• [INSTRUCTION]:
Each line that holds the word "this" is to be identified and copied.

• [PROVIDED INFORMATION]:

======

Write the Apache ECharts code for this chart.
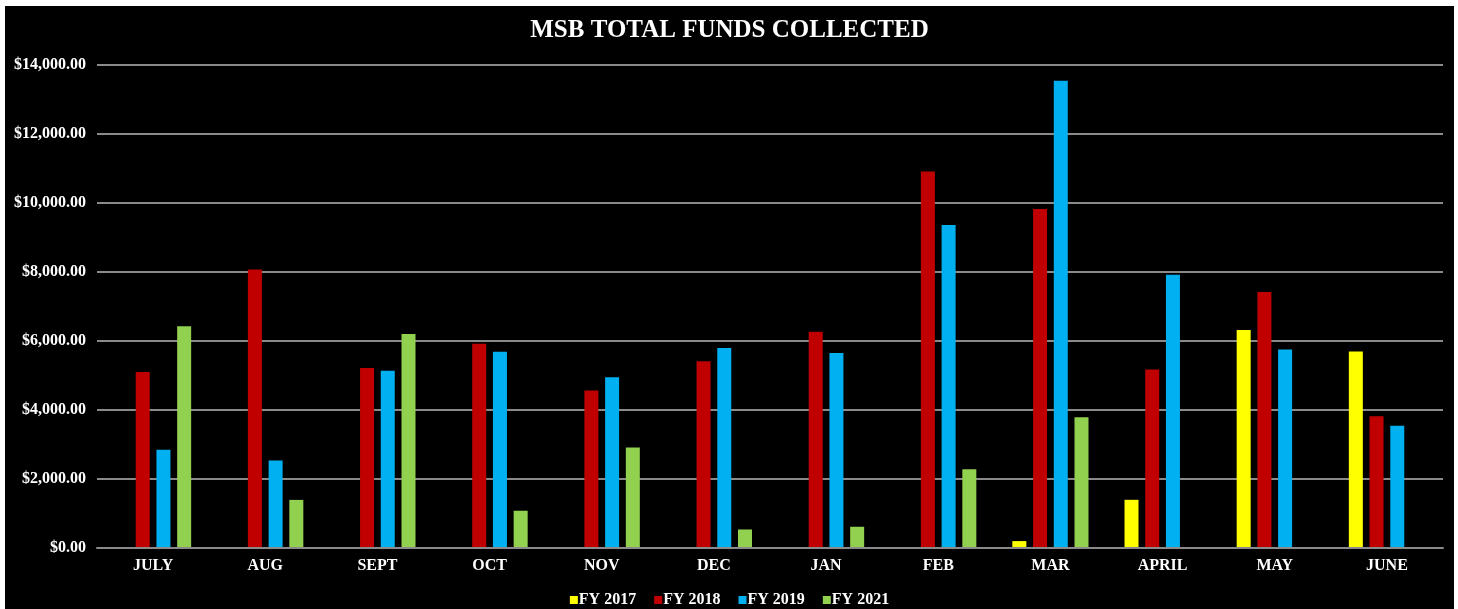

======

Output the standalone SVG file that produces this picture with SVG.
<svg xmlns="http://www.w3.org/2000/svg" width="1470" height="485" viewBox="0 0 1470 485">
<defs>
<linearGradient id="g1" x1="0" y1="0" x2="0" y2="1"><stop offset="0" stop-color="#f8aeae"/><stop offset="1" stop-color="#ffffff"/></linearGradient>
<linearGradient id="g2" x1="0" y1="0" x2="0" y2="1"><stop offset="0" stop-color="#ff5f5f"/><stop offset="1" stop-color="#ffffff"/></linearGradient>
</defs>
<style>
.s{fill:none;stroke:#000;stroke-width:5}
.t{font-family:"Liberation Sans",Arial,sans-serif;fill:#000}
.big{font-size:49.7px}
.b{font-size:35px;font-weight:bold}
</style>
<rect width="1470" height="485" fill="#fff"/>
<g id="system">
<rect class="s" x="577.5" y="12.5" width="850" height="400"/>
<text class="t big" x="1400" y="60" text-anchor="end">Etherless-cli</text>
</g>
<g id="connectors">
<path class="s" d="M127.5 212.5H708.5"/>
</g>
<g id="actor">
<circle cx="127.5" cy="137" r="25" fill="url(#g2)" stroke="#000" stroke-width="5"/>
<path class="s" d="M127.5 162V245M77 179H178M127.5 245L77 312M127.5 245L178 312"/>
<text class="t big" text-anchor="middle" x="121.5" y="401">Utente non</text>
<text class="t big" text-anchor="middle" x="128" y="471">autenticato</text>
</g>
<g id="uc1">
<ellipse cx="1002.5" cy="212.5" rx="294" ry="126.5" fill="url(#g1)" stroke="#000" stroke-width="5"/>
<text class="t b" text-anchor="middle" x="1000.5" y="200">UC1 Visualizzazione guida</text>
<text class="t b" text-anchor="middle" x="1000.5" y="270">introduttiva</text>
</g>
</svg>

======

• [COMPLETE OUTPUT]:
Write the Apache ECharts code for this chart.
Output the standalone SVG file that produces this picture with SVG.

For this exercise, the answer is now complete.